## start
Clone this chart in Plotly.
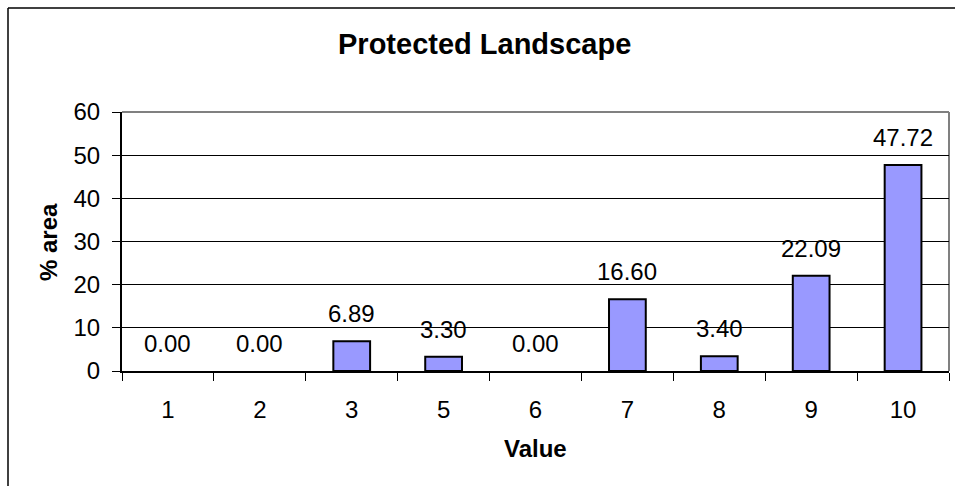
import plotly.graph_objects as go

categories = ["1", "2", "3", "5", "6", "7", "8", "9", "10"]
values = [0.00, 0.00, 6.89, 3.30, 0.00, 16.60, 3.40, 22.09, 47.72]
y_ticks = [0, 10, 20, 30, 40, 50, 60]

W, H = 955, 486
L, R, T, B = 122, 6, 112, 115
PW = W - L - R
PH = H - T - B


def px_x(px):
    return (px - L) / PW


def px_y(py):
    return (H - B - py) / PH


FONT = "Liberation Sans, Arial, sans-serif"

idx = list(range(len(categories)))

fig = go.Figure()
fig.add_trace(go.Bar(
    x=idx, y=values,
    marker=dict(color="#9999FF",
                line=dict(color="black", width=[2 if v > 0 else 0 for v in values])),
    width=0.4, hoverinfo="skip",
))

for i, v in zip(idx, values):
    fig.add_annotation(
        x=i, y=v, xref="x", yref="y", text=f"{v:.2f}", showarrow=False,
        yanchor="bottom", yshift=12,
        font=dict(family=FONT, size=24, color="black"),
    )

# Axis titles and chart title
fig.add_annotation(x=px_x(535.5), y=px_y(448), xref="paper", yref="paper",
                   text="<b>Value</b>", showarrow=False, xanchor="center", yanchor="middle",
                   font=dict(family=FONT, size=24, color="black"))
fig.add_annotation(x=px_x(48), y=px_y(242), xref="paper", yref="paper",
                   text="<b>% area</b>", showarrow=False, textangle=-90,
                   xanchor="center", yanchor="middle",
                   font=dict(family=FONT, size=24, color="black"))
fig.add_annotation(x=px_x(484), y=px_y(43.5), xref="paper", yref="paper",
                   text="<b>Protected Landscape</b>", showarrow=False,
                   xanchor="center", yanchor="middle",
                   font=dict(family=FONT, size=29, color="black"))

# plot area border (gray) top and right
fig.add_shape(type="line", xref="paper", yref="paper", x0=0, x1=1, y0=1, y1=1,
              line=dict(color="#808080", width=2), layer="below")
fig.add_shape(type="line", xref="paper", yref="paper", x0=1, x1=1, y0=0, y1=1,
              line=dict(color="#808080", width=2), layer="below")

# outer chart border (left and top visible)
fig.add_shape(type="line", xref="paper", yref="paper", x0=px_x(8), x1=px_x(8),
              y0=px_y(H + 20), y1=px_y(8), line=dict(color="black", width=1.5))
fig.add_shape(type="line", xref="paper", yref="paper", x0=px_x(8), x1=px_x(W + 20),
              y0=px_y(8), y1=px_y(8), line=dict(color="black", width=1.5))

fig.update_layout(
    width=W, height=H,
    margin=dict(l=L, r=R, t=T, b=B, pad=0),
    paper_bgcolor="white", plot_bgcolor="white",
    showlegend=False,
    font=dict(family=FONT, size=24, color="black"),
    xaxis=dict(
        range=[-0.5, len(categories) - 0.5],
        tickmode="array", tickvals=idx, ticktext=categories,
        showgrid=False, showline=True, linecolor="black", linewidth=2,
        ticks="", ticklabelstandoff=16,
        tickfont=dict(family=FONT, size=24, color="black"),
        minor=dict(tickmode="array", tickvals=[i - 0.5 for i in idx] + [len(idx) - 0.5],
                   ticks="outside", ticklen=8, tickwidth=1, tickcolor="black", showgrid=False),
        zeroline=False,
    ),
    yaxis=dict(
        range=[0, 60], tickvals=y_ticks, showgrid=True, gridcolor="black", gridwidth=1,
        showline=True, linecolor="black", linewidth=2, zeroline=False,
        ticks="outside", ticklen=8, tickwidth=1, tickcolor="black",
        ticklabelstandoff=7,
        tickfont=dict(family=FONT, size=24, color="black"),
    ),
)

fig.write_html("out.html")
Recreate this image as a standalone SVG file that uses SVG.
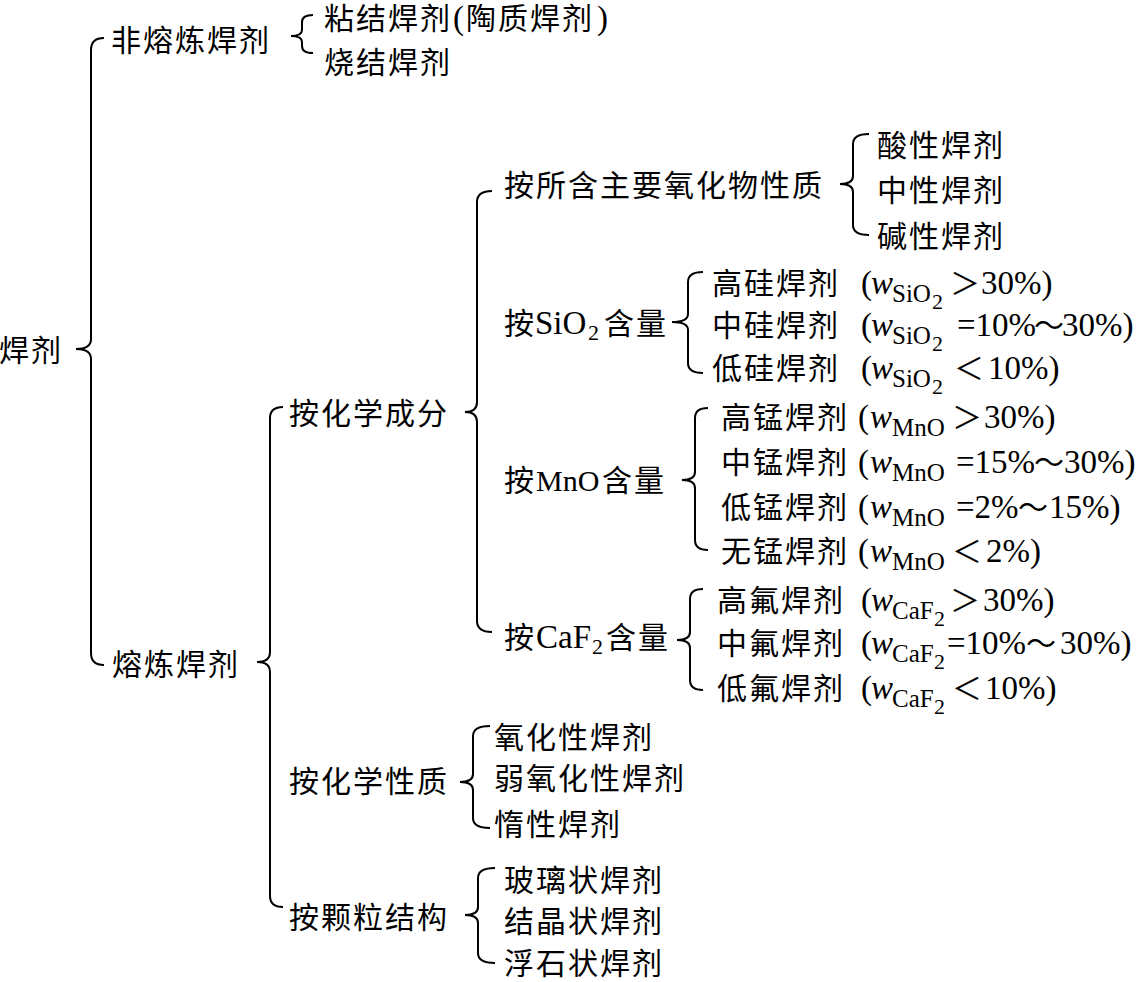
## end
• Exercise details:
Extract all the entries word for word; omit any pictures.

• In response:
Clone this chart in Plotly.
import plotly.graph_objects as go

categories = ["1", "2", "3", "5", "6", "7", "8", "9", "10"]
values = [0.00, 0.00, 6.89, 3.30, 0.00, 16.60, 3.40, 22.09, 47.72]
y_ticks = [0, 10, 20, 30, 40, 50, 60]

W, H = 955, 486
L, R, T, B = 122, 6, 112, 115
PW = W - L - R
PH = H - T - B


def px_x(px):
    return (px - L) / PW


def px_y(py):
    return (H - B - py) / PH


FONT = "Liberation Sans, Arial, sans-serif"

idx = list(range(len(categories)))

fig = go.Figure()
fig.add_trace(go.Bar(
    x=idx, y=values,
    marker=dict(color="#9999FF",
                line=dict(color="black", width=[2 if v > 0 else 0 for v in values])),
    width=0.4, hoverinfo="skip",
))

for i, v in zip(idx, values):
    fig.add_annotation(
        x=i, y=v, xref="x", yref="y", text=f"{v:.2f}", showarrow=False,
        yanchor="bottom", yshift=12,
        font=dict(family=FONT, size=24, color="black"),
    )

# Axis titles and chart title
fig.add_annotation(x=px_x(535.5), y=px_y(448), xref="paper", yref="paper",
                   text="<b>Value</b>", showarrow=False, xanchor="center", yanchor="middle",
                   font=dict(family=FONT, size=24, color="black"))
fig.add_annotation(x=px_x(48), y=px_y(242), xref="paper", yref="paper",
                   text="<b>% area</b>", showarrow=False, textangle=-90,
                   xanchor="center", yanchor="middle",
                   font=dict(family=FONT, size=24, color="black"))
fig.add_annotation(x=px_x(484), y=px_y(43.5), xref="paper", yref="paper",
                   text="<b>Protected Landscape</b>", showarrow=False,
                   xanchor="center", yanchor="middle",
                   font=dict(family=FONT, size=29, color="black"))

# plot area border (gray) top and right
fig.add_shape(type="line", xref="paper", yref="paper", x0=0, x1=1, y0=1, y1=1,
              line=dict(color="#808080", width=2), layer="below")
fig.add_shape(type="line", xref="paper", yref="paper", x0=1, x1=1, y0=0, y1=1,
              line=dict(color="#808080", width=2), layer="below")

# outer chart border (left and top visible)
fig.add_shape(type="line", xref="paper", yref="paper", x0=px_x(8), x1=px_x(8),
              y0=px_y(H + 20), y1=px_y(8), line=dict(color="black", width=1.5))
fig.add_shape(type="line", xref="paper", yref="paper", x0=px_x(8), x1=px_x(W + 20),
              y0=px_y(8), y1=px_y(8), line=dict(color="black", width=1.5))

fig.update_layout(
    width=W, height=H,
    margin=dict(l=L, r=R, t=T, b=B, pad=0),
    paper_bgcolor="white", plot_bgcolor="white",
    showlegend=False,
    font=dict(family=FONT, size=24, color="black"),
    xaxis=dict(
        range=[-0.5, len(categories) - 0.5],
        tickmode="array", tickvals=idx, ticktext=categories,
        showgrid=False, showline=True, linecolor="black", linewidth=2,
        ticks="", ticklabelstandoff=16,
        tickfont=dict(family=FONT, size=24, color="black"),
        minor=dict(tickmode="array", tickvals=[i - 0.5 for i in idx] + [len(idx) - 0.5],
                   ticks="outside", ticklen=8, tickwidth=1, tickcolor="black", showgrid=False),
        zeroline=False,
    ),
    yaxis=dict(
        range=[0, 60], tickvals=y_ticks, showgrid=True, gridcolor="black", gridwidth=1,
        showline=True, linecolor="black", linewidth=2, zeroline=False,
        ticks="outside", ticklen=8, tickwidth=1, tickcolor="black",
        ticklabelstandoff=7,
        tickfont=dict(family=FONT, size=24, color="black"),
    ),
)

fig.write_html("out.html")
Recreate this image as a standalone SVG file that uses SVG.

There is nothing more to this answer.